I am very frustrated with the way HDAG has handled student feedback and the lack of general student input incorporated into the plan. I feel like the decision has been made, and that the administration is just going through the motions to appear as if they care about student opinion. At the recent HDAG meeting, I brought up many suggestions on how to improve the proposed plan to align better with student desires and to make it more cost-efficient. Yet these valid arguments were not even considered, and once the RFP is sent out, the plan will be essentially unalterable. A survey is being planned by HDAG, but its purpose is to alleviate student concerns rather than to get student feedback, so honestly it’s just a waste of time.

HDAG has this sense of paternalism and feels that it is their job to regulate and ensure that students eat a normal three meals every day. College students are adults that can take care of themselves. HDAG forgets about the majority of MIT that still will not be on a dining plan even once this plan is finalized. And even without a restrictive dining plan, MIT students continue to perform at high levels. (One of HDAG’s arguments is that the plan will improve academic performance). Because HDAG thinks that students should eat a full breakfast, they are requiring that all students living in dorms with dining halls at least pay for a continental-plus breakfast each morning, regardless of whether or not they actually eat it.

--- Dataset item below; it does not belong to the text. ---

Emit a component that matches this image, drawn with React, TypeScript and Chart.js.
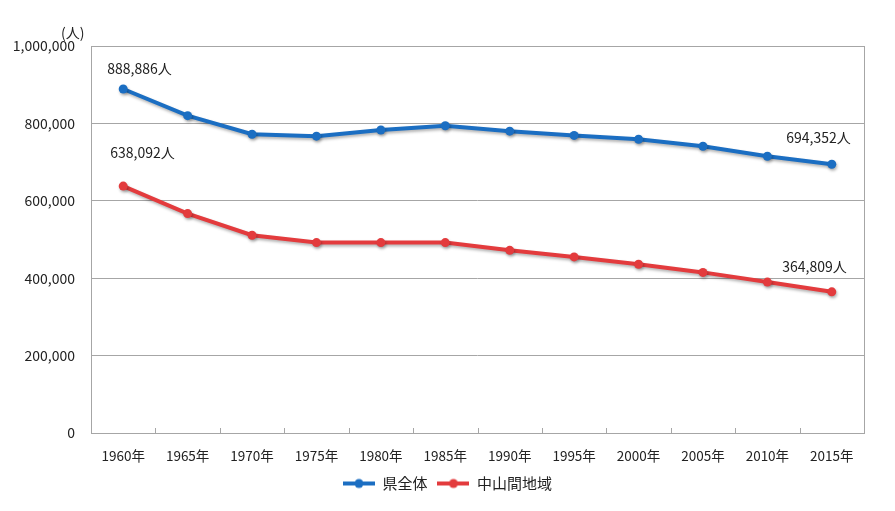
import React, { useEffect, useRef } from "react";
import { Chart, registerables } from "chart.js";

Chart.register(...registerables);

const years = ["1960年", "1965年", "1970年", "1975年", "1980年", "1985年", "1990年", "1995年", "2000年", "2005年", "2010年", "2015年"];
const prefTotal = [888886, 820000, 772000, 767000, 783000, 794000, 780000, 769000, 759000, 741000, 715000, 694352];
const hillyArea = [638092, 567000, 511000, 492000, 492000, 492000, 472000, 455000, 436000, 415000, 390000, 364809];
const seriesNames = ["県全体", "中山間地域"];
const seriesColors = ["#1b6ec2", "#e33b3d"];
const yTicks = [0, 200000, 400000, 600000, 800000, 1000000];
const unitLabel = "(人)";

const FONT = "'Noto Sans CJK JP', 'Noto Sans', sans-serif";
const GRID = "#a6a6a6";

function fmt(v: number) {
  return v.toLocaleString("en-US");
}

function legendImage(color: string) {
  const c = document.createElement("canvas");
  c.width = 32;
  c.height = 12;
  const ctx = c.getContext("2d")!;
  ctx.strokeStyle = color;
  ctx.lineWidth = 4;
  ctx.beginPath();
  ctx.moveTo(0, 6);
  ctx.lineTo(32, 6);
  ctx.stroke();
  ctx.fillStyle = color;
  ctx.beginPath();
  ctx.arc(16, 6, 4.5, 0, Math.PI * 2);
  ctx.fill();
  return c;
}

const decorPlugin = {
  id: "decor",
  afterLayout(chart: any) {
    const lg = chart.legend;
    if (lg) {
      const shift = 31;
      lg.left += shift;
    }
  },
  beforeDatasetsDraw(chart: any) {
    const { ctx, chartArea: a, scales } = chart;
    ctx.save();
    ctx.strokeStyle = GRID;
    ctx.lineWidth = 1;
    ctx.strokeRect(Math.round(a.left) + 0.5, Math.round(a.top) + 0.5, Math.round(a.right - a.left), Math.round(a.bottom - a.top));
    const x = scales.x;
    const n = years.length;
    for (let i = 1; i < n; i++) {
      const px = Math.round((x.getPixelForValue(i - 1) + x.getPixelForValue(i)) / 2) + 0.5;
      ctx.beginPath();
      ctx.moveTo(px, a.bottom);
      ctx.lineTo(px, a.bottom - 5);
      ctx.stroke();
    }
    ctx.restore();
  },
  beforeDatasetDraw(chart: any) {
    const ctx = chart.ctx;
    ctx.save();
    ctx.shadowColor = "rgba(0,0,0,0.3)";
    ctx.shadowBlur = 3;
    ctx.shadowOffsetX = 1;
    ctx.shadowOffsetY = 2;
  },
  afterDatasetDraw(chart: any) {
    chart.ctx.restore();
  },
  afterDatasetsDraw(chart: any) {
    const { ctx, chartArea: a } = chart;
    ctx.save();
    ctx.fillStyle = "#222";
    ctx.font = `14px ${FONT}`;
    ctx.textBaseline = "middle";
    ctx.textAlign = "left";
    ctx.fillText(unitLabel, a.left - 30, a.top - 13);
    const m0 = chart.getDatasetMeta(0).data;
    const m1 = chart.getDatasetMeta(1).data;
    const last = years.length - 1;
    ctx.textAlign = "left";
    ctx.fillText(fmt(prefTotal[0]) + "人", m0[0].x - 16, m0[0].y - 20);
    ctx.fillText(fmt(hillyArea[0]) + "人", m1[0].x - 13, m1[0].y - 33);
    ctx.textAlign = "right";
    ctx.fillText(fmt(prefTotal[last]) + "人", m0[last].x + 19, m0[last].y - 27);
    ctx.fillText(fmt(hillyArea[last]) + "人", m1[last].x + 15, m1[last].y - 25);
    ctx.restore();
  },
};

export default function App() {
  const ref = useRef<HTMLCanvasElement | null>(null);
  useEffect(() => {
    const chart = new Chart(ref.current!, {
      type: "line",
      data: {
        labels: years,
        datasets: [prefTotal, hillyArea].map((d, i) => ({
          label: seriesNames[i],
          data: d,
          borderColor: seriesColors[i],
          backgroundColor: seriesColors[i],
          borderWidth: 4,
          pointRadius: 4.5,
          pointHoverRadius: 4.5,
          pointBorderWidth: 0,
          tension: 0,
          fill: false,
        })),
      },
      options: {
        animation: false,
        responsive: false,
        maintainAspectRatio: false,
        events: [],
        layout: { padding: { top: 46, right: 31, bottom: 10, left: 0 } },
        plugins: {
          tooltip: { enabled: false },
          legend: {
            position: "bottom",
            labels: {
              usePointStyle: true,
              pointStyleWidth: 32,
              padding: 10,
              color: "#222",
              font: { family: FONT, size: 15 },
              generateLabels: () =>
                seriesNames.map((name, i) => ({
                  text: name,
                  pointStyle: legendImage(seriesColors[i]) as any,
                  fillStyle: seriesColors[i],
                  strokeStyle: seriesColors[i],
                  lineWidth: 0,
                  hidden: false,
                  datasetIndex: i,
                  fontColor: "#222",
                })),
            },
          },
        },
        scales: {
          x: {
            offset: true,
            grid: { display: false, drawTicks: false },
            border: { display: false },
            ticks: { color: "#222", font: { family: FONT, size: 13.5 }, padding: 15, maxRotation: 0, autoSkip: false },
            afterFit: (s: any) => {
              s.height = 33;
            },
          },
          y: {
            min: 0,
            max: 1000000,
            afterBuildTicks: (s: any) => {
              s.ticks = yTicks.map((v) => ({ value: v }));
            },
            grid: { color: GRID, drawTicks: false, lineWidth: 1 },
            border: { display: false },
            ticks: {
              color: "#222",
              font: { family: FONT, size: 14 },
              padding: 16,
              callback: (v: any) => fmt(Number(v)),
            },
            afterFit: (s: any) => {
              s.width = 91;
            },
          },
        },
      },
      plugins: [decorPlugin],
    } as any);
    return () => chart.destroy();
  }, []);
  return (
    <div style={{ position: "fixed", left: 0, top: 0, width: 895, height: 511, background: "#fff" }}>
      <canvas ref={ref} width={895} height={511} style={{ width: 895, height: 511, display: "block" }} />
    </div>
  );
}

From a financial and logistical standpoint, HDAG’s plan does not make sense. The housemaster membership on the committee makes the plan inherently biased towards dining halls for each individual house. This creates an inherent problem with sustainability and cost because it forces students to pay the overhead costs for five separate dining halls for two meals a day, seven days a week. This requires a high level of commitment for meals in order for the dining halls to reach necessary utilization/full capacity. This limits choice, which is supposed to be one of the key principles of the HDAG proposal. In addition, with the opening of Maseeh Hall, more than half of beds on campus will require a dining plan, further limiting choice.

It has been largely argued that having house dining is important to create community that apparently, according to HDAG, these dorms currently lack. Even if MIT didn’t have an incredibly strong sense of community within houses, the fact that many students form communities through Greek life has been ignored. This plan is an attempt to create what is deemed as appropriate college culture, thereby diminishing what makes MIT unique.